──────── MATERIAL

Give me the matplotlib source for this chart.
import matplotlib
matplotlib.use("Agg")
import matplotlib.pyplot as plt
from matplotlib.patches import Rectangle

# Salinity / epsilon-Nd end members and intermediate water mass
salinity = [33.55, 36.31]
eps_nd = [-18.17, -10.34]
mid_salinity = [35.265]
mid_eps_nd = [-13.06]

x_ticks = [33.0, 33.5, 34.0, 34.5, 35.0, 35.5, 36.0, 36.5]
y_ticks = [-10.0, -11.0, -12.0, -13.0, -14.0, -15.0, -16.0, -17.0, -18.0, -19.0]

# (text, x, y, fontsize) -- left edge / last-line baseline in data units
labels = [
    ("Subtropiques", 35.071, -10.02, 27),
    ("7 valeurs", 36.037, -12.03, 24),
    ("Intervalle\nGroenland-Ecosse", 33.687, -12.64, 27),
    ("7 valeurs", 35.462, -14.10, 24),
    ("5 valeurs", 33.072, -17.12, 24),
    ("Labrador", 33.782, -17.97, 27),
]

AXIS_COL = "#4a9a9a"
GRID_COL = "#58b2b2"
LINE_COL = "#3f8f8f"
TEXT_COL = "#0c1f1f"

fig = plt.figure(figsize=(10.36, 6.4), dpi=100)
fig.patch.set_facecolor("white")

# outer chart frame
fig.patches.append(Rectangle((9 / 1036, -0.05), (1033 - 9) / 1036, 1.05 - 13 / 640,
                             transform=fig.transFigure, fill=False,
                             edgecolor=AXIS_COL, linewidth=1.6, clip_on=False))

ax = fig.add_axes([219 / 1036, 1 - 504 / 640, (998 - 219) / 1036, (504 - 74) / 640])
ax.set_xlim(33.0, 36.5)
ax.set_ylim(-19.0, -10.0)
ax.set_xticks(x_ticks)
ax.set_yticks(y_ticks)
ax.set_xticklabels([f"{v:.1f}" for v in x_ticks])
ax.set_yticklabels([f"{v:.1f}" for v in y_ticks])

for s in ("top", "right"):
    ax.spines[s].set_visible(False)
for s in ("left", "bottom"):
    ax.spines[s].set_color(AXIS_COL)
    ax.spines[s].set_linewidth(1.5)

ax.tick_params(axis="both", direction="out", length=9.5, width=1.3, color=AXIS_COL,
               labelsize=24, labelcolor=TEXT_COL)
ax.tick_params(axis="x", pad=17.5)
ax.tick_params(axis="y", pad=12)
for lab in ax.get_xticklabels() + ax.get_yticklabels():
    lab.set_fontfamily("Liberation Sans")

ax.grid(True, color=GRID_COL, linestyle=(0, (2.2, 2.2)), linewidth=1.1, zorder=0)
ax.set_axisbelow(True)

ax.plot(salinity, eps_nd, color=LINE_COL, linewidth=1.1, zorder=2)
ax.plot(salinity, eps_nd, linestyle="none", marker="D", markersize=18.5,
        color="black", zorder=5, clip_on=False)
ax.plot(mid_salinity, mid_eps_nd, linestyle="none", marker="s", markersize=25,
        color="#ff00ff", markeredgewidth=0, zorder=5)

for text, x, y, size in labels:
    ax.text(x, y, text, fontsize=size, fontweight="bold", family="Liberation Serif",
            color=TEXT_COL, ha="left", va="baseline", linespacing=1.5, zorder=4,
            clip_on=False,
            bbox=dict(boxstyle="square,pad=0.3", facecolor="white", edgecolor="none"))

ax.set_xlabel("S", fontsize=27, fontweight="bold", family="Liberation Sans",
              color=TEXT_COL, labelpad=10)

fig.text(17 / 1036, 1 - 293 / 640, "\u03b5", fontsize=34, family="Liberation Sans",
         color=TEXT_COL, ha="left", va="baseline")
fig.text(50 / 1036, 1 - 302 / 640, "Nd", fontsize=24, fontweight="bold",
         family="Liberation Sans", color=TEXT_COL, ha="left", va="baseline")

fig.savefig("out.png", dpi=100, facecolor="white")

────────────────

[AIM OF THE TASK] Up to and including the line with "edgecolor=AXIS_COL, linewidth=1.6, clip_on=False))", repeat the data exactly, starting from its first line; nothing else belongs in the response.

[EXPECTED ANSWER]
Give me the matplotlib source for this chart.
import matplotlib
matplotlib.use("Agg")
import matplotlib.pyplot as plt
from matplotlib.patches import Rectangle

# Salinity / epsilon-Nd end members and intermediate water mass
salinity = [33.55, 36.31]
eps_nd = [-18.17, -10.34]
mid_salinity = [35.265]
mid_eps_nd = [-13.06]

x_ticks = [33.0, 33.5, 34.0, 34.5, 35.0, 35.5, 36.0, 36.5]
y_ticks = [-10.0, -11.0, -12.0, -13.0, -14.0, -15.0, -16.0, -17.0, -18.0, -19.0]

# (text, x, y, fontsize) -- left edge / last-line baseline in data units
labels = [
    ("Subtropiques", 35.071, -10.02, 27),
    ("7 valeurs", 36.037, -12.03, 24),
    ("Intervalle\nGroenland-Ecosse", 33.687, -12.64, 27),
    ("7 valeurs", 35.462, -14.10, 24),
    ("5 valeurs", 33.072, -17.12, 24),
    ("Labrador", 33.782, -17.97, 27),
]

AXIS_COL = "#4a9a9a"
GRID_COL = "#58b2b2"
LINE_COL = "#3f8f8f"
TEXT_COL = "#0c1f1f"

fig = plt.figure(figsize=(10.36, 6.4), dpi=100)
fig.patch.set_facecolor("white")

# outer chart frame
fig.patches.append(Rectangle((9 / 1036, -0.05), (1033 - 9) / 1036, 1.05 - 13 / 640,
                             transform=fig.transFigure, fill=False,
                             edgecolor=AXIS_COL, linewidth=1.6, clip_on=False))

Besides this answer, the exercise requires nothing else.